= Xiangshan, Zhangjiagang =

Mountain in Jiangsu, China

Xiangshan (香山) (Fragrant Hills) is a scenic hill located in the western portion of the city of Zhangjiagang.

==Geography==

Located 15 kilometers from the center of the city, it is a very convenient destination for tourists. The hill covers about 4.37 square kilometers and has an altitude of 136.6 meters. It has a wide variety of trees such as pinus massoniana, metasequoia glyptostroboides, bamboo, and several fruit trees. Wild medicinal herbs are also found in abundance. The beautiful natural scenery and rich human resources attract many visitors yearly.

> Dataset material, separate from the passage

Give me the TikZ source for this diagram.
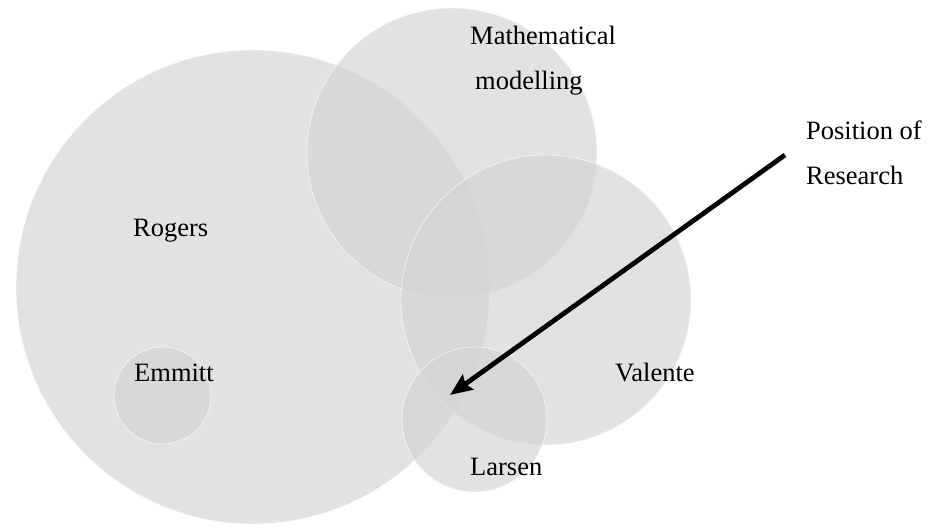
\documentclass[tikz,border=0pt]{standalone}
\usepackage{fontspec}
\setmainfont{Liberation Serif}
\usetikzlibrary{arrows.meta}
\tikzset{
  setcircle/.style={circle, inner sep=0pt, minimum size=#1, fill=black!17, fill opacity=0.67,
    draw=white, draw opacity=0.6, line width=0.8pt},
  lbl/.style={anchor=base west, inner sep=0pt, text=black,
    font=\fontsize{26.5}{45}\selectfont},
  pointer/.style={line width=4.8pt, -{Stealth[length=22pt,width=18pt,inset=3pt]}}
}
\begin{document}
\begin{tikzpicture}[x=1pt,y=1pt]
\useasboundingbox (0,0) rectangle (930,529);
\fill[white] (0,0) rectangle (930,529);
\node[setcircle=474pt] (rogers) at (253,242) {};
\node[setcircle=290pt] (math) at (452,376) {};
\node[setcircle=290pt] (valente) at (546,229) {};
\node[setcircle=145pt] (larsen) at (474.5,109.5) {};
\node[setcircle=97pt] (emmitt) at (162.5,133.5) {};
\node[lbl] (tmath1) at (470,484) {Mathematical};
\node[lbl] (tmath2) at (475,439) {modelling};
\node[lbl] (trogers) at (133,292) {Rogers};
\node[lbl] (temmitt) at (134,147) {Emmitt};
\node[lbl] (tvalente) at (615,147) {Valente};
\node[lbl] (tlarsen) at (470,53) {Larsen};
\node[lbl] (tpos1) at (806,389) {Position of};
\node[lbl] (tpos2) at (806,344) {Research};
\coordinate (astart) at (785,374);
\coordinate (atip) at (450,134);
\draw[pointer] (astart) -- (atip);
\end{tikzpicture}
\end{document}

Xu xia ke, a famous geologist of the Ming Dynasty, often visited Xiangshan and wrote many poems about it.

Through the effort of the government, many scenic spots have been opened to the outside world since 1993, such as Wangjiangting (望江亭), Laohuzui (老虎嘴), Caixiangjing (采香径), Taohuajian (桃花涧) and Shengguotan (圣过潭). In 1995, an investment of 60 million yuan was made in the Xiangshansi (香山寺), which covers an area of about 6700 square meters.

In recent years, with the development of Zhangjiagang, the mountain has gradually become a famous scenic spot and its development is included in the planning of key projects.